Canadian Mennonite
Volume 10, No. 14
July 10, 2006


LocalChurch

Congregation moves into new $3.3 million building

Floradale, Ont.

The new Floradale Mennonite Church has a gym on the left and auditorium on the right of a central foyer.

Floradale Mennonite Church dedicated its new church on June 18, more than a year after construction of the building began. The congregation was able to use the old building until the new one was almost ready.

Compared to the old church, with its cramped basement and small foyer, the new building is much more spacious. The pews in the new auditorium are designed to hold 350 worshippers, almost 150 more than the old building held comfortably. Many of the Sunday school rooms in the basement have large windows, looking out over the local park.

On May 21, the Sunday after the old building was demolished, historian Brent Bauman remembered that exactly 70 years before, on Ascension Day 1936, the Floradale congregation tore down its 1896 building. He observed that they must have been people of vision to begin a building project—with a basement—during the Great Depression.

In the midst of the excitement of the new, larger facilities, there were tears as the old structure came down. Many former members came to the final service in the old building, trying to say goodbye to all the old memories. To mark the transition from the old to the new, the congregation walked to the new foyer for a hymn and a prayer at the end of the service. Homer Schwindt led the way, ringing the old school bell that he used throughout the 1960s and ’70s to call the children to Vacation Bible School.

The total cost for the new building is a staggering $3.3 million. The relationship between the building committee, chaired by Clarence Diefenbacher, and the builder, Frey Building Contractors, has been excellent, with few unexpected costs. The congregation has contributed well, with strong support for fundraising projects. Among the generous donations was a new grand piano.

On the weekend of Sept. 23 and 24, the congregation is planning a homecoming and open house to celebrate the new building and to remember Floradale Mennonite’s history, which goes back 150 years.

—Barb Draper

Offspring of ‘Chortitza oak’ planted at CMU

Winnipeg

John R. Friesen, right, who can trace his roots back to the Ukrainian community of Chortitza, shared his memories during the ceremony marking the planting of a sapling from the Chortitza oak tree at Canadian Mennonite University last month.

A piece of Ukraine came to Winnipeg in June, when a sapling from an ancient oak tree in the former Mennonite settlement of Chortitza was planted at Canadian Mennonite University (CMU).

The “Chortitza oak,” as it is called, is estimated to be about 800 years old; it was a focal point for the Ukrainian community, which was settled by Mennonites in 1789, and is often visited by North Americans who trace their roots back to the Chortitza area. Before the tree died in the 1990s, many of the visitors would gather acorns in the hope of growing their own Chortitza oak trees back home.

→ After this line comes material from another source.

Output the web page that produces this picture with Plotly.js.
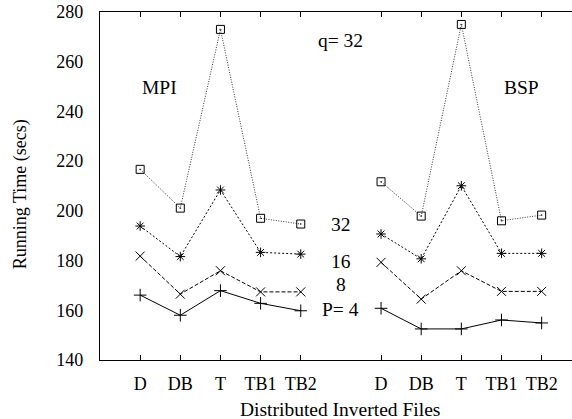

One person who did just that was John R. Friesen, a retired minister who now serves as a lay pastor at First Mennonite Church in Winnipeg. “Thirty years ago, I brought back some acorns, with the hope of transplanting them in Manitoba,” he said at the planting. “But I was not successful.”

Although Friesen and his wife Marian couldn’t reproduce the ancient oak, they had friends in Ontario who were able to do so. Earlier this year, Abe and Eleanor Epp of Niagara-on-the-Lake provided the couple with a sapling, which they donated to CMU to mark their 50th wedding anniversary. The tree was planted on CMU’s south campus, near the Mennonite Heritage Centre.

“To my knowledge, this is the first ‘Chortitza oak’ offspring in Winnipeg,” said Friesen, who traces his roots back to that settlement. “It will serve as a reminder of a heritage to which many of us connect.”

There are two other trees from the “Chortitza oak” in Manitoba, both located at the Mennonite Heritage Village in Steinbach.

During a tree-planting ceremony in early June, Friesen thanked CMU for “adding a segment to our heritage by caring for this oak. In a living way, it ties us back to our history.”